7. Digital Credit Expansion: Structural Shift in Delivery Model

Mobile lending expanded significantly to KSh151 billion (US$1.16 billion), reflecting increasing reliance on digital distribution channels.

This shift reduces marginal cost per transaction and improves customer acquisition efficiency.

📌 Operational context: https://play.google.com/store/apps/details?id=com.kcb.mobilebanking.android.mbp

📌 Intelligence interpretation:
Digital lending is evolving from a channel innovation into a core credit infrastructure layer.


8. Efficiency Profile: Stable but Not Expanding

Operating efficiency remains contained, with a cost-to-income ratio at 45.3%, showing marginal improvement but limited structural gains.

Expense growth reflects expansion investments rather than productivity gains.

📌 Intelligence interpretation:
KCB is operating in a scale investment phase, not an efficiency optimisation phase.


9. Capital Returns: Stability Within Narrow Band

Return on equity remains at 21.5%, within the guided range of 20–22%.

This stability reflects disciplined capital allocation but limited upward momentum in returns.

📌 Intelligence interpretation:
ROE is anchored, not expanding, reinforcing the cyclical nature of current earnings.


🧠 FINAL INTELLIGENCE SYNTHESIS

KCB Group’s Q1 2026 performance reflects three overlapping structural dynamics:

1. Monetary cycle support

Earnings expansion is heavily influenced by declining funding costs.

2. Regional rebalancing

Profit contribution is shifting away from Kenya toward subsidiaries.

3. Margin normalisation pressure

Net interest margins are compressing despite top-line growth.

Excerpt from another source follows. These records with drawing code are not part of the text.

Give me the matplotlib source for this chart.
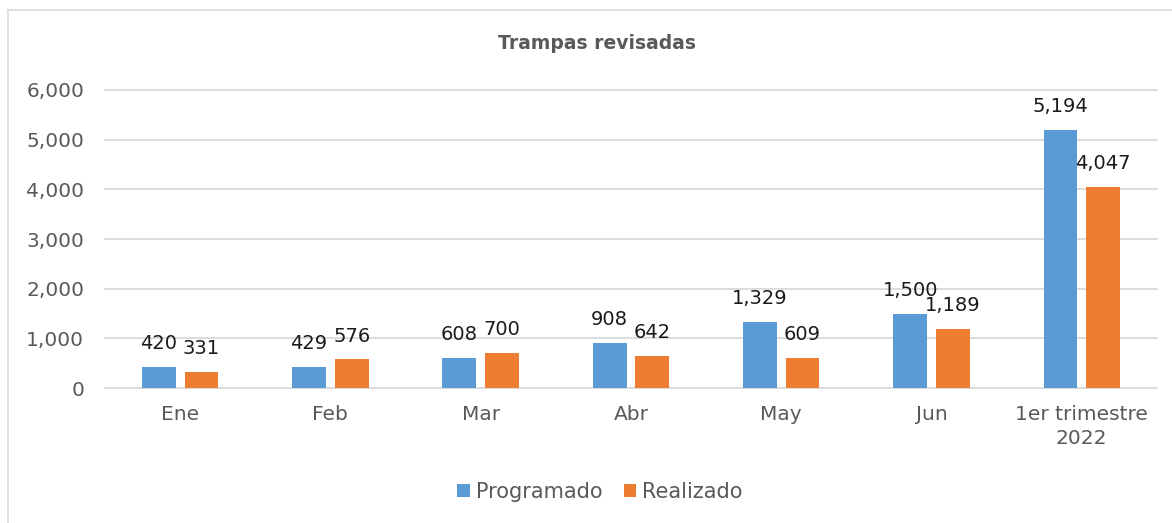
import numpy as np
import matplotlib.pyplot as plt
from matplotlib.lines import Line2D
from matplotlib.ticker import FuncFormatter

plt.rcParams['font.family'] = ['DejaVu Sans']

categorias = ['Ene', 'Feb', 'Mar', 'Abr', 'May', 'Jun', '1er trimestre\n2022']
programado = [420, 429, 608, 908, 1329, 1500, 5194]
realizado = [331, 576, 700, 642, 609, 1189, 4047]

azul = '#5B9BD5'
naranja = '#ED7D31'
gris = '#595959'

fig = plt.figure(figsize=(11.72, 5.23), dpi=100)
ax = fig.add_axes([0.0896, 0.258, 0.8975, 0.570])

x = np.arange(len(categorias))
w = 0.225
off = 0.142
b1 = ax.bar(x - off, programado, w, color=azul, label='Programado', zorder=3)
b2 = ax.bar(x + off, realizado, w, color=naranja, label='Realizado', zorder=3)

for bars, vals in ((b1, programado), (b2, realizado)):
    for b, v in zip(bars, vals):
        ax.annotate(f'{v:,}', (b.get_x() + b.get_width() / 2, v),
                    xytext=(0, 10), textcoords='offset points',
                    ha='center', va='bottom', fontsize=14, color='#1a1a1a')

ax.set_xlim(-0.5, len(categorias) - 0.5)
ax.set_ylim(0, 6000)
ax.set_yticks(range(0, 6001, 1000))
ax.yaxis.set_major_formatter(FuncFormatter(lambda v, p: f'{int(v):,}'))
ax.set_xticks(x)
ax.set_xticklabels(categorias, linespacing=1.35)
ax.tick_params(axis='y', length=0, pad=15, labelsize=14.5, labelcolor=gris)
ax.tick_params(axis='x', length=0, pad=12, labelsize=14.5, labelcolor=gris)
ax.grid(axis='y', color='#D9D9D9', linewidth=1.3, zorder=0)
for gl in ax.get_ygridlines():
    gl.set_clip_on(False)
for s in ax.spines.values():
    s.set_visible(False)

fig.text(0.509, 0.916, 'Trampas revisadas', ha='center', va='center',
         fontsize=13.5, fontweight='bold', color=gris)

fig.legend(handles=[b1, b2], loc='center', bbox_to_anchor=(0.512, 0.059),
           ncol=2, frameon=False, fontsize=15, labelcolor=gris,
           handlelength=0.6, handleheight=0.6, handletextpad=0.3,
           columnspacing=1.0)

# borde del grafico
fig.add_artist(Line2D([8 / 1172, 8 / 1172], [0, 1 - 10 / 523], color='#D9D9D9', lw=1.2))
fig.add_artist(Line2D([8 / 1172, 1], [1 - 10 / 523, 1 - 10 / 523], color='#D9D9D9', lw=1.2))

fig.savefig('out.png', dpi=100)
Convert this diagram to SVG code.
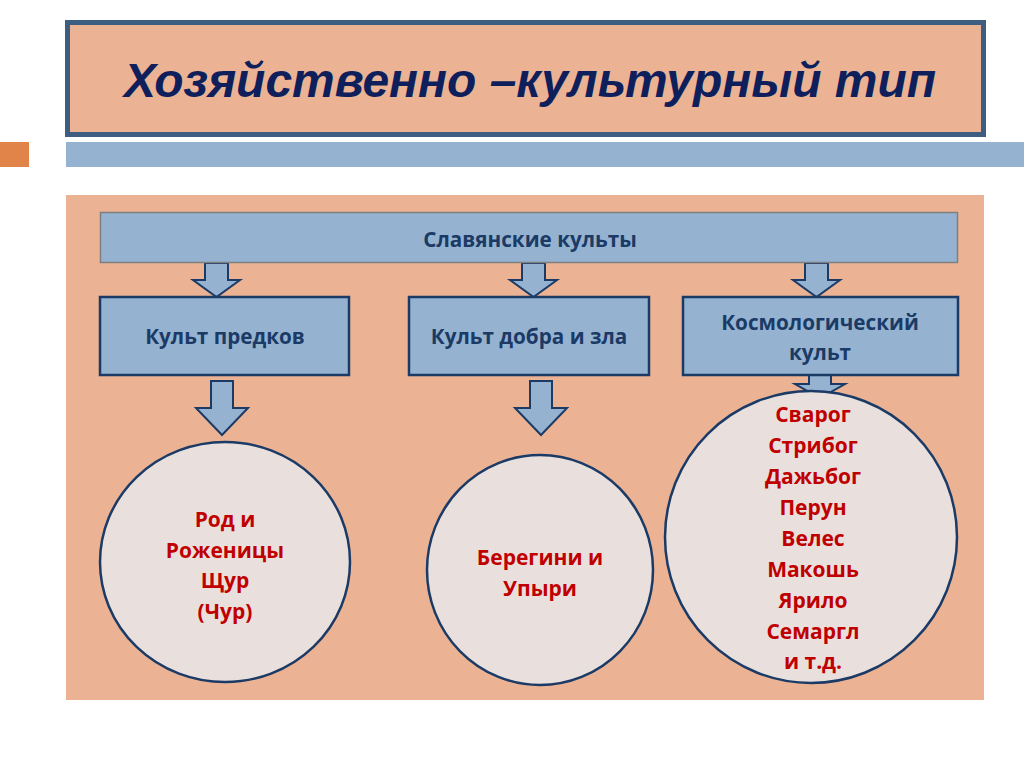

🧭 Strategic Intelligence Conclusion

KCB is evolving into a regional financial infrastructure operator, but current earnings remain:

  • cycle-supported
  • margin-constrained
  • geographically rebalanced

The key inflexion point for investors will be whether regional diversification eventually translates into margin expansion rather than only balance sheet expansion.